> **Objective**: Starting at the line that contains "Write the matplotlib code for this chart.", copy every line down to the line that contains "1235, 1203, 1252]", inclusive, exactly as it stands. Omit all other lines.

> **Information supplied**:
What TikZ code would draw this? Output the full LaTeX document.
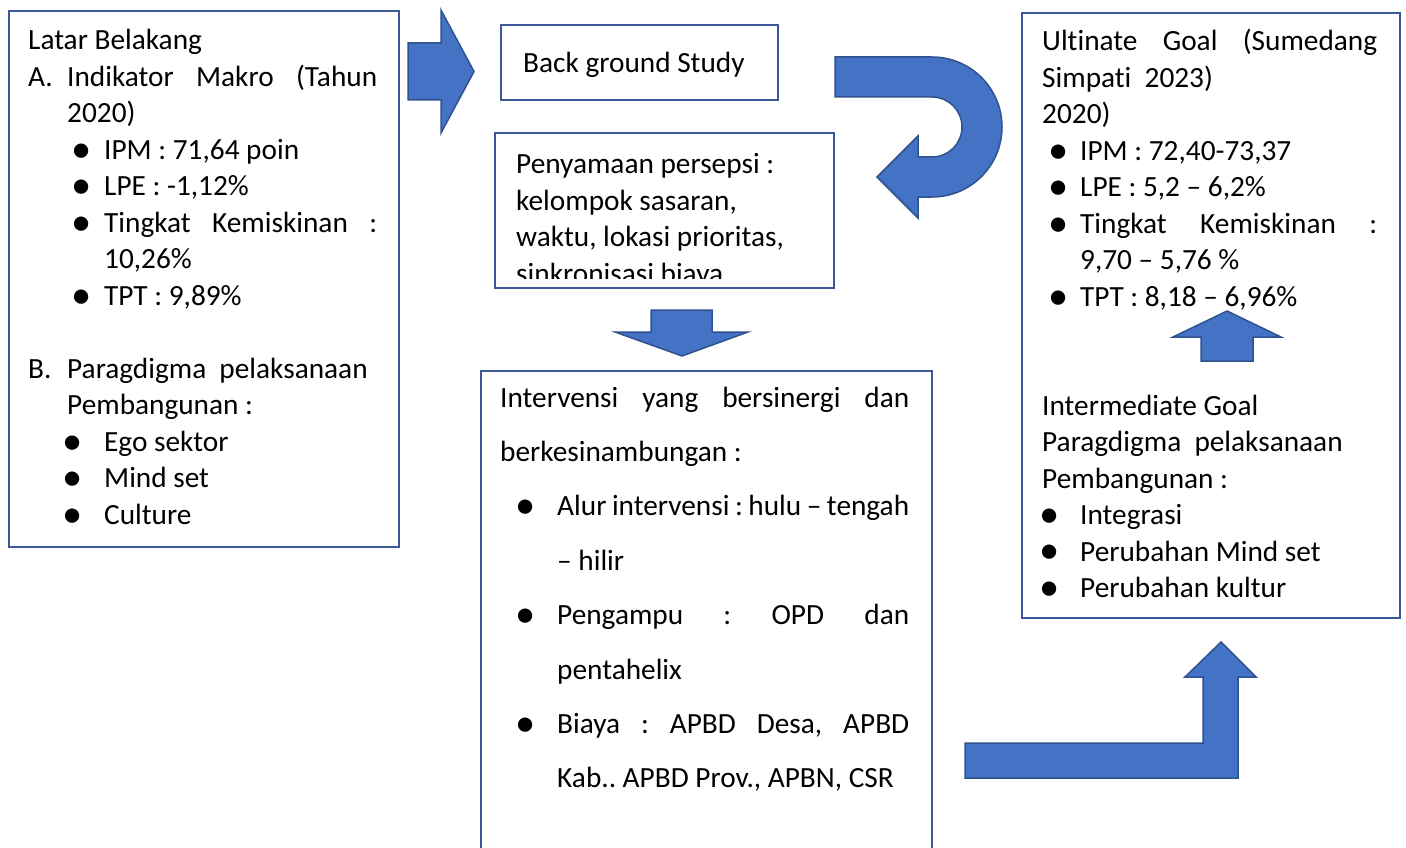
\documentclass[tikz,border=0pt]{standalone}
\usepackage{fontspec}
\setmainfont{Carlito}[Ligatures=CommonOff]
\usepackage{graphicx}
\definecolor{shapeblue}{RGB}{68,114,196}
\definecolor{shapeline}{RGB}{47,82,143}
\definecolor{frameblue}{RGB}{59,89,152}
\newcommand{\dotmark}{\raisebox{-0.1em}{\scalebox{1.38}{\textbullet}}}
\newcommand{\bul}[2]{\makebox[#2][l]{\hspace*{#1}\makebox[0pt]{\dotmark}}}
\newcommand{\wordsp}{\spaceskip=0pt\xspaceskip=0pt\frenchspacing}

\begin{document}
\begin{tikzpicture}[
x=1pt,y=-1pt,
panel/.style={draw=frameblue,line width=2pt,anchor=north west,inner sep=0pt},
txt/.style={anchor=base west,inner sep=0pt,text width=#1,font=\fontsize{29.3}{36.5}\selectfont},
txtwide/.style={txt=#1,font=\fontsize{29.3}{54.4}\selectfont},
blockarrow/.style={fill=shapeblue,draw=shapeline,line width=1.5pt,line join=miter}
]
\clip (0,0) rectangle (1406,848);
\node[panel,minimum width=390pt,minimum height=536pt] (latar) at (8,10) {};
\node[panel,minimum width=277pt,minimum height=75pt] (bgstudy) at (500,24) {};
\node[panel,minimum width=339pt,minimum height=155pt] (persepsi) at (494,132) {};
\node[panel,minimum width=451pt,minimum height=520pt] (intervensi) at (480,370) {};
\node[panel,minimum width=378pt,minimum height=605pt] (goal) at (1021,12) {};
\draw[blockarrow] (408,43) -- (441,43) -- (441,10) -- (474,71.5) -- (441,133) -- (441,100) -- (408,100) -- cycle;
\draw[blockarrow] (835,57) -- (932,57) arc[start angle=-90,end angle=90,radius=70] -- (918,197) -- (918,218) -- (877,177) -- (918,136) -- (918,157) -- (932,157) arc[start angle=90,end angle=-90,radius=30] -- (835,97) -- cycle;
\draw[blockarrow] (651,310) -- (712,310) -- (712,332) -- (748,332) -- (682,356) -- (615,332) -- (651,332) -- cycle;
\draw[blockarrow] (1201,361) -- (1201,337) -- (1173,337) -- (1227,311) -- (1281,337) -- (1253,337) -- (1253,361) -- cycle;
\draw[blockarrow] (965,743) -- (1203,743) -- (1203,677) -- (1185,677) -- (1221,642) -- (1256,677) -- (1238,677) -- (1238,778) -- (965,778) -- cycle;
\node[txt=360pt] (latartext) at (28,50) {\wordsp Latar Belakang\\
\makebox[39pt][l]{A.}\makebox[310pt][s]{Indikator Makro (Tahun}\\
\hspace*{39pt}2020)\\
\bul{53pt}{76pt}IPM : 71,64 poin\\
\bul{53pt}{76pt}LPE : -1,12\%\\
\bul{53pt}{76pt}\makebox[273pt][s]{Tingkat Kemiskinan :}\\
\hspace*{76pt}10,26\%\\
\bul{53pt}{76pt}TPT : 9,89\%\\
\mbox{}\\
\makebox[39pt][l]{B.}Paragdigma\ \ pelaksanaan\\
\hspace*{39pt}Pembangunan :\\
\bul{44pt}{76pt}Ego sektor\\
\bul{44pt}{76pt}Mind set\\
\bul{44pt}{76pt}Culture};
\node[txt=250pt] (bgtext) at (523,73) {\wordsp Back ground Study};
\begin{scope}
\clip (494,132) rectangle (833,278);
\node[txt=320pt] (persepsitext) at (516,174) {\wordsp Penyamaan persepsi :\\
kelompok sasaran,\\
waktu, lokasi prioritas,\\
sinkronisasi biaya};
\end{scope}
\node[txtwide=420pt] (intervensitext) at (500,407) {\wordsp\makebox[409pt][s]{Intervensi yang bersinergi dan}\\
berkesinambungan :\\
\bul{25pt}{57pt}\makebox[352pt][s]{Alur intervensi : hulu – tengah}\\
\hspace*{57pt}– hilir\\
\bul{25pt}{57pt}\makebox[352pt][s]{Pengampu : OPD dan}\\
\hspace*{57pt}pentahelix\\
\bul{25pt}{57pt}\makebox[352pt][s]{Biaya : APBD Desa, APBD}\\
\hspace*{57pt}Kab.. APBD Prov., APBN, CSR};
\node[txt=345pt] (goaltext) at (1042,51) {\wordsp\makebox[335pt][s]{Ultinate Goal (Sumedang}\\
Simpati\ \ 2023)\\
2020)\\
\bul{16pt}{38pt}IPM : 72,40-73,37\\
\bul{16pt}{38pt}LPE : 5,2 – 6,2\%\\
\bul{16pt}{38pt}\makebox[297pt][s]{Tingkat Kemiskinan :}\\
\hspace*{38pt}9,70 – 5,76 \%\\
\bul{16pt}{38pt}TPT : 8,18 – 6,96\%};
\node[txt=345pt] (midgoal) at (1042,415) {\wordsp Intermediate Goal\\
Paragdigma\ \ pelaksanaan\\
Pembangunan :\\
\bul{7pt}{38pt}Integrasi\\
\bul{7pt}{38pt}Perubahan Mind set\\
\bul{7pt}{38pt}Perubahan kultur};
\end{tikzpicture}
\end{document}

--

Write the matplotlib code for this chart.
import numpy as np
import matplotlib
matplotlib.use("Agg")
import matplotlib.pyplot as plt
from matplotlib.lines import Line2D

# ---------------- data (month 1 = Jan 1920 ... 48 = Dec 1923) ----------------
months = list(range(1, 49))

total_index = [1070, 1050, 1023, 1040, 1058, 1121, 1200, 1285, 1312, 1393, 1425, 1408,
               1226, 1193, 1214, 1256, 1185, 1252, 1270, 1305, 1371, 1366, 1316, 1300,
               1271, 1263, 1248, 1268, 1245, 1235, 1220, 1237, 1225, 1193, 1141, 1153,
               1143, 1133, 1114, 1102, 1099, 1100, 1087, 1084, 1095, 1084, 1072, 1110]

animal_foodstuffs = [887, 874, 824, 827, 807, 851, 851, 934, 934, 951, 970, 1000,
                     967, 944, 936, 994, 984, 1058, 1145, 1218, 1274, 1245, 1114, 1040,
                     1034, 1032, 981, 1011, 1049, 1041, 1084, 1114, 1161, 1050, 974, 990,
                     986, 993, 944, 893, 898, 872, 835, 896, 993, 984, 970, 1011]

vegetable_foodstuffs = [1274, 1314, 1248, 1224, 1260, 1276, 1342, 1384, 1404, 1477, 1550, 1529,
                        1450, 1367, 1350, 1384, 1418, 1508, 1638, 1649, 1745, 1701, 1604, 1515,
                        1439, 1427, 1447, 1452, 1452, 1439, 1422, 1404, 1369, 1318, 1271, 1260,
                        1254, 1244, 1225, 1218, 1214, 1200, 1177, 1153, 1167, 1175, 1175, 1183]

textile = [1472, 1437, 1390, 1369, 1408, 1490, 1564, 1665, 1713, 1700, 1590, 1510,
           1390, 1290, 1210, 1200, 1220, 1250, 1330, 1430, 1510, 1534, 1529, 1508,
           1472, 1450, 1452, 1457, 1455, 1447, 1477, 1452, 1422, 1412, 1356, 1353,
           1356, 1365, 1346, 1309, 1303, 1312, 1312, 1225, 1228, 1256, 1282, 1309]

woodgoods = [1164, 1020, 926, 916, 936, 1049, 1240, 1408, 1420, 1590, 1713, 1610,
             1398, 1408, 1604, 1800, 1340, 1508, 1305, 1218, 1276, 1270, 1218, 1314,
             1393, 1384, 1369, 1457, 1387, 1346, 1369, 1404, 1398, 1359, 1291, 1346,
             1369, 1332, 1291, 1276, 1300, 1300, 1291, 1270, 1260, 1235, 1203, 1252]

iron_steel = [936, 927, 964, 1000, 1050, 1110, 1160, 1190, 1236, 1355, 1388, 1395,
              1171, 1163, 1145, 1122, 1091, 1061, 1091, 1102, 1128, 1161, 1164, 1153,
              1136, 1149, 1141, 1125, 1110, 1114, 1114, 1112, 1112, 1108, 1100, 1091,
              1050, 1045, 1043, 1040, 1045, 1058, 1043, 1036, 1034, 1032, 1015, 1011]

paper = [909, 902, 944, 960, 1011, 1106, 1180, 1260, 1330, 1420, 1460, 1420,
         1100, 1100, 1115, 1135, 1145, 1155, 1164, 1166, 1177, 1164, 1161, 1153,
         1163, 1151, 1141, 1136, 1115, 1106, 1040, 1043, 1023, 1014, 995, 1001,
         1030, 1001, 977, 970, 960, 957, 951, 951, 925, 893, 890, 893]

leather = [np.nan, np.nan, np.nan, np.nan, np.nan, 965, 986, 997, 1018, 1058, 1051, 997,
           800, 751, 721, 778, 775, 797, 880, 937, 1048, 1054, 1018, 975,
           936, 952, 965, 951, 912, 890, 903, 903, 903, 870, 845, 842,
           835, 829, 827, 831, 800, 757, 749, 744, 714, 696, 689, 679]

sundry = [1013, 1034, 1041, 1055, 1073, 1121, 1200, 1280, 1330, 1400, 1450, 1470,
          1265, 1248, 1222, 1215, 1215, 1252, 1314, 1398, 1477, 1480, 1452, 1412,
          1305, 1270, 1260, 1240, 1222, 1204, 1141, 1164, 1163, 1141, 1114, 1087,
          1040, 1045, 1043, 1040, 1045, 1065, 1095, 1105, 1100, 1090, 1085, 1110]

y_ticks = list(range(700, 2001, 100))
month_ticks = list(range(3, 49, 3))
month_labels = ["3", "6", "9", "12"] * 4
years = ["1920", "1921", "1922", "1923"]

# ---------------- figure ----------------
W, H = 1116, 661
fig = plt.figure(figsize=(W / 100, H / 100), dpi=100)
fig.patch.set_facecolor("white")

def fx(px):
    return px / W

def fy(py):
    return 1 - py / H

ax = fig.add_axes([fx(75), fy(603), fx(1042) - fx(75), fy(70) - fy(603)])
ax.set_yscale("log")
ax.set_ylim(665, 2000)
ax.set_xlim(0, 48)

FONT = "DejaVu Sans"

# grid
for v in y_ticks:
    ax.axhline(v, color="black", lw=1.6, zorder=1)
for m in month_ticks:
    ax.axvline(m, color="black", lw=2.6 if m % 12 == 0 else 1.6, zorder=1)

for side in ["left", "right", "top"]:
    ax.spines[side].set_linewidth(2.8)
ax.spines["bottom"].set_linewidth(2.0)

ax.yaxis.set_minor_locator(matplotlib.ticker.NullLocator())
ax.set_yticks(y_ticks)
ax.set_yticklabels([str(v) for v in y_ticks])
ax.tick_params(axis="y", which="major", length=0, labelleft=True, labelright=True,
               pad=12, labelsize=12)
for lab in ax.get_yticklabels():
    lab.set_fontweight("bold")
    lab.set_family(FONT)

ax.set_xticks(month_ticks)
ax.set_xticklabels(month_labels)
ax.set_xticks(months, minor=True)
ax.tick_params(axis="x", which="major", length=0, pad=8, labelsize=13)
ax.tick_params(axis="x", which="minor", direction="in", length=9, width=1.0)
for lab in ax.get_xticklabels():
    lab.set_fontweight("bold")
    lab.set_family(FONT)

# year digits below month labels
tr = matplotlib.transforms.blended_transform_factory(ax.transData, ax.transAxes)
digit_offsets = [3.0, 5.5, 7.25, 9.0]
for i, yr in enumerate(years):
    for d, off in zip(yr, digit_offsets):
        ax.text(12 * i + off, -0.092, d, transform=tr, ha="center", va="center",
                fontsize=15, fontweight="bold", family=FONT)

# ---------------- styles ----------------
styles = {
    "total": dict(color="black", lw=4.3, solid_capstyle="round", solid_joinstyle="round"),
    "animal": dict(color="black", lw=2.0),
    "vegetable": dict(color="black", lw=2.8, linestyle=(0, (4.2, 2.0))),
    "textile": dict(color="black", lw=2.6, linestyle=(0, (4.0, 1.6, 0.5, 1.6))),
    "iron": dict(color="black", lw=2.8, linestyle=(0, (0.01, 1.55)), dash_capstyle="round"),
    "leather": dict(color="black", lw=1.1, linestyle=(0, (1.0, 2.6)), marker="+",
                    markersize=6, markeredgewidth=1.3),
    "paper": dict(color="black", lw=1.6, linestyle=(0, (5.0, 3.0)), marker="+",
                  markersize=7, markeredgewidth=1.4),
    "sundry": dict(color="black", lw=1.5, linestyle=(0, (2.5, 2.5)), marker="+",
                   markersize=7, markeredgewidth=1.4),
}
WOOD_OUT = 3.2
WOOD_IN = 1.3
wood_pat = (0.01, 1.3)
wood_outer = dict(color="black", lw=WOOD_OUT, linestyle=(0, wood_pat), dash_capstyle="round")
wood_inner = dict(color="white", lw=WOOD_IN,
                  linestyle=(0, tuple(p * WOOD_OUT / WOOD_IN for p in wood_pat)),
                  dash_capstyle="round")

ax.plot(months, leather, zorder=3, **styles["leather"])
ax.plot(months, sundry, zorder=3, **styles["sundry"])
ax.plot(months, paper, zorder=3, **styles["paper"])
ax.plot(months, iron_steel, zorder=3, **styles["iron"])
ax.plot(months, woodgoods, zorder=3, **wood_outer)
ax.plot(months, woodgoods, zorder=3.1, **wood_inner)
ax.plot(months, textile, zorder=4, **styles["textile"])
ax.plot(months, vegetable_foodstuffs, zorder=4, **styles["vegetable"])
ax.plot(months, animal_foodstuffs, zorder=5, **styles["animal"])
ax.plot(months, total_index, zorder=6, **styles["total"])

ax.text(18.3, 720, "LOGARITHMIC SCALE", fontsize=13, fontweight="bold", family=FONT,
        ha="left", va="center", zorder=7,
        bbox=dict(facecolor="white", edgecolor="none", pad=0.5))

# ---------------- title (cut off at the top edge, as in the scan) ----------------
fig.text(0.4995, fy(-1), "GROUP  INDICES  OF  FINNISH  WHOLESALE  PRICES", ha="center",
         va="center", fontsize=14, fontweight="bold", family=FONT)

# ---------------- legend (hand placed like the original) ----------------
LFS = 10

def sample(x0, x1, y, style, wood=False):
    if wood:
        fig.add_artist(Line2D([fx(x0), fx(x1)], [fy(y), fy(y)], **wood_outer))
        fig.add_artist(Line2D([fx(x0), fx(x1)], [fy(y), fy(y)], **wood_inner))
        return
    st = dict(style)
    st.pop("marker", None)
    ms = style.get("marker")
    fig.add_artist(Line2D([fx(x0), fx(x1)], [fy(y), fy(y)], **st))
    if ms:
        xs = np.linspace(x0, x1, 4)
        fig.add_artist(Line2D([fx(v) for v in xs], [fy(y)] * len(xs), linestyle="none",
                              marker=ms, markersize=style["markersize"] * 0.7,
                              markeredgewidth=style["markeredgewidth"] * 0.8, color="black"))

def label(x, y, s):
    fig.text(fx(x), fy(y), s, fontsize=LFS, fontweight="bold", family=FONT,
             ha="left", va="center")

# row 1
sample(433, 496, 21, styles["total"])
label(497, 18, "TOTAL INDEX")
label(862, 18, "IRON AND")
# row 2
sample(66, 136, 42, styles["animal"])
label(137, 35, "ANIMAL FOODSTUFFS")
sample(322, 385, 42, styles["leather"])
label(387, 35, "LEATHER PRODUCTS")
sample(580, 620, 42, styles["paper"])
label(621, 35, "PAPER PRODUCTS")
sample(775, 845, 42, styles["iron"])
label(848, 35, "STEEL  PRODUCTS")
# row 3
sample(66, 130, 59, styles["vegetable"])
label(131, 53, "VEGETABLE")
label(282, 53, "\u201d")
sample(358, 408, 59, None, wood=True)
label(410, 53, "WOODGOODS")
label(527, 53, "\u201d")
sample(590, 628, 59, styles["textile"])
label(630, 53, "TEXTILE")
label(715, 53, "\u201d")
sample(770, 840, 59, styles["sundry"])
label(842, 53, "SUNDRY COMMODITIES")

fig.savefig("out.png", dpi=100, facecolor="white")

> **Written reply**:
Write the matplotlib code for this chart.
import numpy as np
import matplotlib
matplotlib.use("Agg")
import matplotlib.pyplot as plt
from matplotlib.lines import Line2D

# ---------------- data (month 1 = Jan 1920 ... 48 = Dec 1923) ----------------
months = list(range(1, 49))

total_index = [1070, 1050, 1023, 1040, 1058, 1121, 1200, 1285, 1312, 1393, 1425, 1408,
               1226, 1193, 1214, 1256, 1185, 1252, 1270, 1305, 1371, 1366, 1316, 1300,
               1271, 1263, 1248, 1268, 1245, 1235, 1220, 1237, 1225, 1193, 1141, 1153,
               1143, 1133, 1114, 1102, 1099, 1100, 1087, 1084, 1095, 1084, 1072, 1110]

animal_foodstuffs = [887, 874, 824, 827, 807, 851, 851, 934, 934, 951, 970, 1000,
                     967, 944, 936, 994, 984, 1058, 1145, 1218, 1274, 1245, 1114, 1040,
                     1034, 1032, 981, 1011, 1049, 1041, 1084, 1114, 1161, 1050, 974, 990,
                     986, 993, 944, 893, 898, 872, 835, 896, 993, 984, 970, 1011]

vegetable_foodstuffs = [1274, 1314, 1248, 1224, 1260, 1276, 1342, 1384, 1404, 1477, 1550, 1529,
                        1450, 1367, 1350, 1384, 1418, 1508, 1638, 1649, 1745, 1701, 1604, 1515,
                        1439, 1427, 1447, 1452, 1452, 1439, 1422, 1404, 1369, 1318, 1271, 1260,
                        1254, 1244, 1225, 1218, 1214, 1200, 1177, 1153, 1167, 1175, 1175, 1183]

textile = [1472, 1437, 1390, 1369, 1408, 1490, 1564, 1665, 1713, 1700, 1590, 1510,
           1390, 1290, 1210, 1200, 1220, 1250, 1330, 1430, 1510, 1534, 1529, 1508,
           1472, 1450, 1452, 1457, 1455, 1447, 1477, 1452, 1422, 1412, 1356, 1353,
           1356, 1365, 1346, 1309, 1303, 1312, 1312, 1225, 1228, 1256, 1282, 1309]

woodgoods = [1164, 1020, 926, 916, 936, 1049, 1240, 1408, 1420, 1590, 1713, 1610,
             1398, 1408, 1604, 1800, 1340, 1508, 1305, 1218, 1276, 1270, 1218, 1314,
             1393, 1384, 1369, 1457, 1387, 1346, 1369, 1404, 1398, 1359, 1291, 1346,
             1369, 1332, 1291, 1276, 1300, 1300, 1291, 1270, 1260, 1235, 1203, 1252]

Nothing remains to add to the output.